Copy the records that follow exactly as written, but not their pictures.

Records from a dataset

________________

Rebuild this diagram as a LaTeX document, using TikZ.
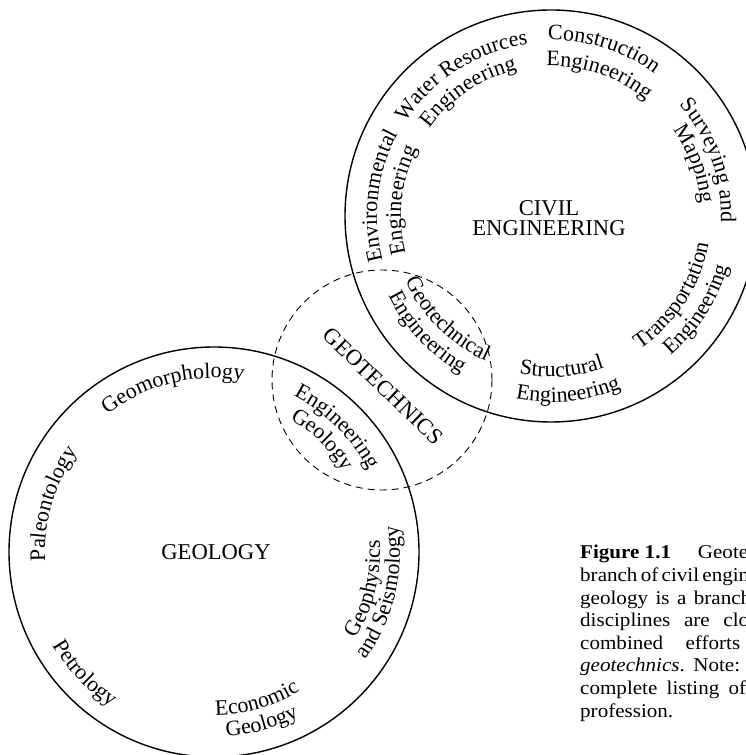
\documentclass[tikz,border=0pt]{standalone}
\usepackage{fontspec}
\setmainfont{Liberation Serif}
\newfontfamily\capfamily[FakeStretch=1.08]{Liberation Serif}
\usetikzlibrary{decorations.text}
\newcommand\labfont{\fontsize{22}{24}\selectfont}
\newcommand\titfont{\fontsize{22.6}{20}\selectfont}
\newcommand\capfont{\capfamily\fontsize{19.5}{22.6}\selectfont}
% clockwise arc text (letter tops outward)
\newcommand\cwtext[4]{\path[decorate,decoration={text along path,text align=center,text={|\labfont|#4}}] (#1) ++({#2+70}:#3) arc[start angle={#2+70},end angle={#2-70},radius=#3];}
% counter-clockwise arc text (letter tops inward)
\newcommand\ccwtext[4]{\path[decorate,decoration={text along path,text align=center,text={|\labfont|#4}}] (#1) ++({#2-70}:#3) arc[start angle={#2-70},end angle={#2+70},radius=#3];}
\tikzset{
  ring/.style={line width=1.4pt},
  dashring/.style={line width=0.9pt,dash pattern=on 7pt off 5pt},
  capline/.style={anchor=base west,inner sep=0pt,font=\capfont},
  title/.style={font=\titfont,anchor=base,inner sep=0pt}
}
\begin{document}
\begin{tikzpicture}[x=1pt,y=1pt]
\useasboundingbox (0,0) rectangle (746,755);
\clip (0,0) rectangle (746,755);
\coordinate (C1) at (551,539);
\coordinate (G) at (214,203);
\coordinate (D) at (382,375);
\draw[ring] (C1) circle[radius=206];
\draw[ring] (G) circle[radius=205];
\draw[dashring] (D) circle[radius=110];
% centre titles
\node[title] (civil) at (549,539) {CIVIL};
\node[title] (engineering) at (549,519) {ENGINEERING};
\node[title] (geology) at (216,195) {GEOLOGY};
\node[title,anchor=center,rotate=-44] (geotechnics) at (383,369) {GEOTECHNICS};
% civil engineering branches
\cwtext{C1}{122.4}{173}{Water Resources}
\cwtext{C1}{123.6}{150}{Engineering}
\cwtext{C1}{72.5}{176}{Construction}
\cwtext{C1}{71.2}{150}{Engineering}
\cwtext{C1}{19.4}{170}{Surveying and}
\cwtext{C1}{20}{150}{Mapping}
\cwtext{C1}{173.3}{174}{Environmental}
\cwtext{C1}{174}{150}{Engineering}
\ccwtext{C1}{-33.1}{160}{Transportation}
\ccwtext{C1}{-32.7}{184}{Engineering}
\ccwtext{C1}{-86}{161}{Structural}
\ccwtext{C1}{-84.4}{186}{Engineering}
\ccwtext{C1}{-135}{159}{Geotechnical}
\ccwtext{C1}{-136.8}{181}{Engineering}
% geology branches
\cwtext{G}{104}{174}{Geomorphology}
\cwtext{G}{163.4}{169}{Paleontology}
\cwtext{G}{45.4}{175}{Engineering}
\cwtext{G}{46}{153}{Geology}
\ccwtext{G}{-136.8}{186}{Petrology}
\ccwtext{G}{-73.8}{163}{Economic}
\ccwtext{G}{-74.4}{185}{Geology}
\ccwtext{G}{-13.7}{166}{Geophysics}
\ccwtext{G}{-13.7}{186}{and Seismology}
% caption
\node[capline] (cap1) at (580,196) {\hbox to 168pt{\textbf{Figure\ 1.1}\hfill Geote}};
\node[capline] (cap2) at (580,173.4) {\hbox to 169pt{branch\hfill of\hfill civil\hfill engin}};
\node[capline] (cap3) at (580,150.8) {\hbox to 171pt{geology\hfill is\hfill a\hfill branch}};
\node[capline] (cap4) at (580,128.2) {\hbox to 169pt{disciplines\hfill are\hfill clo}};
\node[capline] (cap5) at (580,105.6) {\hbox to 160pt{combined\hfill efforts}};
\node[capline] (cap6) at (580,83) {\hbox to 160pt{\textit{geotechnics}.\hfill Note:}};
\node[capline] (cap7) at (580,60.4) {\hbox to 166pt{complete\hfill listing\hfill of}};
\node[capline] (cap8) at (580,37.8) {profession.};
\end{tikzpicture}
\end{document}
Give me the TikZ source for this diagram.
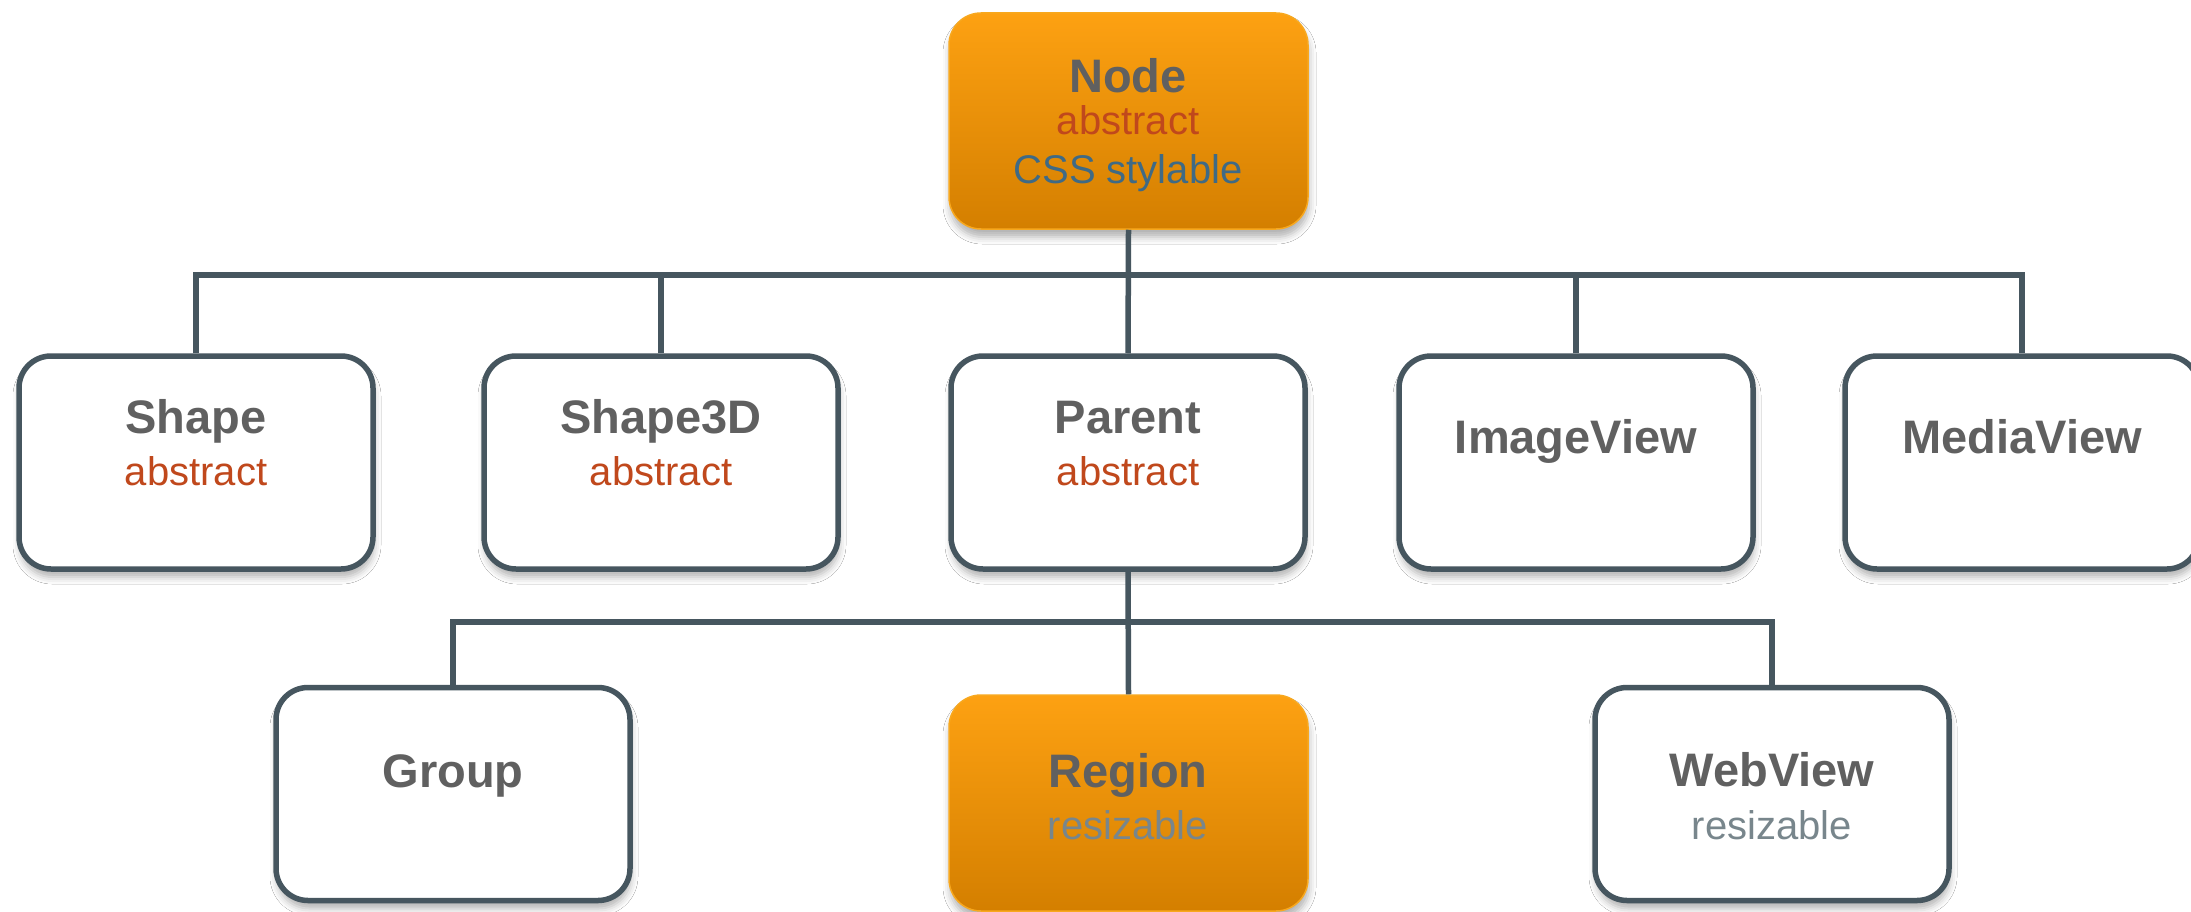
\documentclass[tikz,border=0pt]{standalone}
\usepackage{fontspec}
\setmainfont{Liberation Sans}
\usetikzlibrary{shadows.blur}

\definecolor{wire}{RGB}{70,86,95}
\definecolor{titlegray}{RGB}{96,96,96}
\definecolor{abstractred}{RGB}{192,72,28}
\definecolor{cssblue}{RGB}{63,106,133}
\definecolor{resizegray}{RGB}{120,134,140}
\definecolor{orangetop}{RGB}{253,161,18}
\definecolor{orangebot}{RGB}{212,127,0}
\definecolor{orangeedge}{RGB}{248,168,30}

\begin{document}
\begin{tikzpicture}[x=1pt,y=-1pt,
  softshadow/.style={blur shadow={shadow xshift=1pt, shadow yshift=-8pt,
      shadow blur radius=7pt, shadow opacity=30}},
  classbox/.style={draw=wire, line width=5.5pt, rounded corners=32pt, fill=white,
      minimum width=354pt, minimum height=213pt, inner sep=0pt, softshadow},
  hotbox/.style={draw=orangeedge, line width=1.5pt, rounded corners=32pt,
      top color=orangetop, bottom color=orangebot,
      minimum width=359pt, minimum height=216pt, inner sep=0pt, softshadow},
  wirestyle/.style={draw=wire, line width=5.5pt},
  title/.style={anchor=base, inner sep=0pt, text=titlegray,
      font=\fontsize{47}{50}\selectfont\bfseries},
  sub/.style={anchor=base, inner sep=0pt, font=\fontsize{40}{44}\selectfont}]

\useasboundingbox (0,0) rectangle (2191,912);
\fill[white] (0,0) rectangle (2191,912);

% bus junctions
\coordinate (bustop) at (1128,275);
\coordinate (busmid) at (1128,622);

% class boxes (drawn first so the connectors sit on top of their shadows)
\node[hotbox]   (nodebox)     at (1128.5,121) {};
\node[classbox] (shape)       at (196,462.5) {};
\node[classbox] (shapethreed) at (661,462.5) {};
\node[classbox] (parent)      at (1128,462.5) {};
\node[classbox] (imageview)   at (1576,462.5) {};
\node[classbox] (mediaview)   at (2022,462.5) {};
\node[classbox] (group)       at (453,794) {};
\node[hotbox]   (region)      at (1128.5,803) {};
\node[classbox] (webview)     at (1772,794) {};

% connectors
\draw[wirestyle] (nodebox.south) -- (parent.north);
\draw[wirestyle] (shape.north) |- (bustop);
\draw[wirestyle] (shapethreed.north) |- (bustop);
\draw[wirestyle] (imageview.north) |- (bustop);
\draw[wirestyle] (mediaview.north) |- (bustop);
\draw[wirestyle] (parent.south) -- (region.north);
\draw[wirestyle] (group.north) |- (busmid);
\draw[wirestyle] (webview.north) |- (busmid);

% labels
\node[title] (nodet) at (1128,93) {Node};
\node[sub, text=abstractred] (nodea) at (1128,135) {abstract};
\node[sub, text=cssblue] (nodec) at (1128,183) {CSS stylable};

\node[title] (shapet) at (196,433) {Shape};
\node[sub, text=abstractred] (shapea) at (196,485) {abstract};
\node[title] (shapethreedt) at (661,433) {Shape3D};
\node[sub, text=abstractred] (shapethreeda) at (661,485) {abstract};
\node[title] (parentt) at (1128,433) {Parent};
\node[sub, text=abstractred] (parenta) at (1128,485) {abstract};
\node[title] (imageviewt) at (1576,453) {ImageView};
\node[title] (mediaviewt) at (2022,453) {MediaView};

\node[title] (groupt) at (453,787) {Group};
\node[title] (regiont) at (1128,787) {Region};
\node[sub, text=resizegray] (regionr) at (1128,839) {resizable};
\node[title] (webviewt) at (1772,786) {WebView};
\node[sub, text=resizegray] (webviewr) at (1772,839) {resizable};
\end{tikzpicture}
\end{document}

________________

The completed task:
Rebuild this diagram as a LaTeX document, using TikZ.
\documentclass[tikz,border=0pt]{standalone}
\usepackage{fontspec}
\setmainfont{Liberation Serif}
\newfontfamily\capfamily[FakeStretch=1.08]{Liberation Serif}
\usetikzlibrary{decorations.text}
\newcommand\labfont{\fontsize{22}{24}\selectfont}
\newcommand\titfont{\fontsize{22.6}{20}\selectfont}
\newcommand\capfont{\capfamily\fontsize{19.5}{22.6}\selectfont}
% clockwise arc text (letter tops outward)
\newcommand\cwtext[4]{\path[decorate,decoration={text along path,text align=center,text={|\labfont|#4}}] (#1) ++({#2+70}:#3) arc[start angle={#2+70},end angle={#2-70},radius=#3];}
% counter-clockwise arc text (letter tops inward)
\newcommand\ccwtext[4]{\path[decorate,decoration={text along path,text align=center,text={|\labfont|#4}}] (#1) ++({#2-70}:#3) arc[start angle={#2-70},end angle={#2+70},radius=#3];}
\tikzset{
  ring/.style={line width=1.4pt},
  dashring/.style={line width=0.9pt,dash pattern=on 7pt off 5pt},
  capline/.style={anchor=base west,inner sep=0pt,font=\capfont},
  title/.style={font=\titfont,anchor=base,inner sep=0pt}
}
\begin{document}
\begin{tikzpicture}[x=1pt,y=1pt]
\useasboundingbox (0,0) rectangle (746,755);
\clip (0,0) rectangle (746,755);
\coordinate (C1) at (551,539);
\coordinate (G) at (214,203);
\coordinate (D) at (382,375);
\draw[ring] (C1) circle[radius=206];
\draw[ring] (G) circle[radius=205];
\draw[dashring] (D) circle[radius=110];
% centre titles
\node[title] (civil) at (549,539) {CIVIL};
\node[title] (engineering) at (549,519) {ENGINEERING};
\node[title] (geology) at (216,195) {GEOLOGY};
\node[title,anchor=center,rotate=-44] (geotechnics) at (383,369) {GEOTECHNICS};
% civil engineering branches
\cwtext{C1}{122.4}{173}{Water Resources}
\cwtext{C1}{123.6}{150}{Engineering}
\cwtext{C1}{72.5}{176}{Construction}
\cwtext{C1}{71.2}{150}{Engineering}
\cwtext{C1}{19.4}{170}{Surveying and}
\cwtext{C1}{20}{150}{Mapping}
\cwtext{C1}{173.3}{174}{Environmental}
\cwtext{C1}{174}{150}{Engineering}
\ccwtext{C1}{-33.1}{160}{Transportation}
\ccwtext{C1}{-32.7}{184}{Engineering}
\ccwtext{C1}{-86}{161}{Structural}
\ccwtext{C1}{-84.4}{186}{Engineering}
\ccwtext{C1}{-135}{159}{Geotechnical}
\ccwtext{C1}{-136.8}{181}{Engineering}
% geology branches
\cwtext{G}{104}{174}{Geomorphology}
\cwtext{G}{163.4}{169}{Paleontology}
\cwtext{G}{45.4}{175}{Engineering}
\cwtext{G}{46}{153}{Geology}
\ccwtext{G}{-136.8}{186}{Petrology}
\ccwtext{G}{-73.8}{163}{Economic}
\ccwtext{G}{-74.4}{185}{Geology}
\ccwtext{G}{-13.7}{166}{Geophysics}
\ccwtext{G}{-13.7}{186}{and Seismology}
% caption
\node[capline] (cap1) at (580,196) {\hbox to 168pt{\textbf{Figure\ 1.1}\hfill Geote}};
\node[capline] (cap2) at (580,173.4) {\hbox to 169pt{branch\hfill of\hfill civil\hfill engin}};
\node[capline] (cap3) at (580,150.8) {\hbox to 171pt{geology\hfill is\hfill a\hfill branch}};
\node[capline] (cap4) at (580,128.2) {\hbox to 169pt{disciplines\hfill are\hfill clo}};
\node[capline] (cap5) at (580,105.6) {\hbox to 160pt{combined\hfill efforts}};
\node[capline] (cap6) at (580,83) {\hbox to 160pt{\textit{geotechnics}.\hfill Note:}};
\node[capline] (cap7) at (580,60.4) {\hbox to 166pt{complete\hfill listing\hfill of}};
\node[capline] (cap8) at (580,37.8) {profession.};
\end{tikzpicture}
\end{document}
Give me the TikZ source for this diagram.
\documentclass[tikz,border=0pt]{standalone}
\usepackage{fontspec}
\setmainfont{Liberation Sans}
\usetikzlibrary{shadows.blur}

\definecolor{wire}{RGB}{70,86,95}
\definecolor{titlegray}{RGB}{96,96,96}
\definecolor{abstractred}{RGB}{192,72,28}
\definecolor{cssblue}{RGB}{63,106,133}
\definecolor{resizegray}{RGB}{120,134,140}
\definecolor{orangetop}{RGB}{253,161,18}
\definecolor{orangebot}{RGB}{212,127,0}
\definecolor{orangeedge}{RGB}{248,168,30}

\begin{document}
\begin{tikzpicture}[x=1pt,y=-1pt,
  softshadow/.style={blur shadow={shadow xshift=1pt, shadow yshift=-8pt,
      shadow blur radius=7pt, shadow opacity=30}},
  classbox/.style={draw=wire, line width=5.5pt, rounded corners=32pt, fill=white,
      minimum width=354pt, minimum height=213pt, inner sep=0pt, softshadow},
  hotbox/.style={draw=orangeedge, line width=1.5pt, rounded corners=32pt,
      top color=orangetop, bottom color=orangebot,
      minimum width=359pt, minimum height=216pt, inner sep=0pt, softshadow},
  wirestyle/.style={draw=wire, line width=5.5pt},
  title/.style={anchor=base, inner sep=0pt, text=titlegray,
      font=\fontsize{47}{50}\selectfont\bfseries},
  sub/.style={anchor=base, inner sep=0pt, font=\fontsize{40}{44}\selectfont}]

\useasboundingbox (0,0) rectangle (2191,912);
\fill[white] (0,0) rectangle (2191,912);

% bus junctions
\coordinate (bustop) at (1128,275);
\coordinate (busmid) at (1128,622);

% class boxes (drawn first so the connectors sit on top of their shadows)
\node[hotbox]   (nodebox)     at (1128.5,121) {};
\node[classbox] (shape)       at (196,462.5) {};
\node[classbox] (shapethreed) at (661,462.5) {};
\node[classbox] (parent)      at (1128,462.5) {};
\node[classbox] (imageview)   at (1576,462.5) {};
\node[classbox] (mediaview)   at (2022,462.5) {};
\node[classbox] (group)       at (453,794) {};
\node[hotbox]   (region)      at (1128.5,803) {};
\node[classbox] (webview)     at (1772,794) {};

% connectors
\draw[wirestyle] (nodebox.south) -- (parent.north);
\draw[wirestyle] (shape.north) |- (bustop);
\draw[wirestyle] (shapethreed.north) |- (bustop);
\draw[wirestyle] (imageview.north) |- (bustop);
\draw[wirestyle] (mediaview.north) |- (bustop);
\draw[wirestyle] (parent.south) -- (region.north);
\draw[wirestyle] (group.north) |- (busmid);
\draw[wirestyle] (webview.north) |- (busmid);

% labels
\node[title] (nodet) at (1128,93) {Node};
\node[sub, text=abstractred] (nodea) at (1128,135) {abstract};
\node[sub, text=cssblue] (nodec) at (1128,183) {CSS stylable};

\node[title] (shapet) at (196,433) {Shape};
\node[sub, text=abstractred] (shapea) at (196,485) {abstract};
\node[title] (shapethreedt) at (661,433) {Shape3D};
\node[sub, text=abstractred] (shapethreeda) at (661,485) {abstract};
\node[title] (parentt) at (1128,433) {Parent};
\node[sub, text=abstractred] (parenta) at (1128,485) {abstract};
\node[title] (imageviewt) at (1576,453) {ImageView};
\node[title] (mediaviewt) at (2022,453) {MediaView};

\node[title] (groupt) at (453,787) {Group};
\node[title] (regiont) at (1128,787) {Region};
\node[sub, text=resizegray] (regionr) at (1128,839) {resizable};
\node[title] (webviewt) at (1772,786) {WebView};
\node[sub, text=resizegray] (webviewr) at (1772,839) {resizable};
\end{tikzpicture}
\end{document}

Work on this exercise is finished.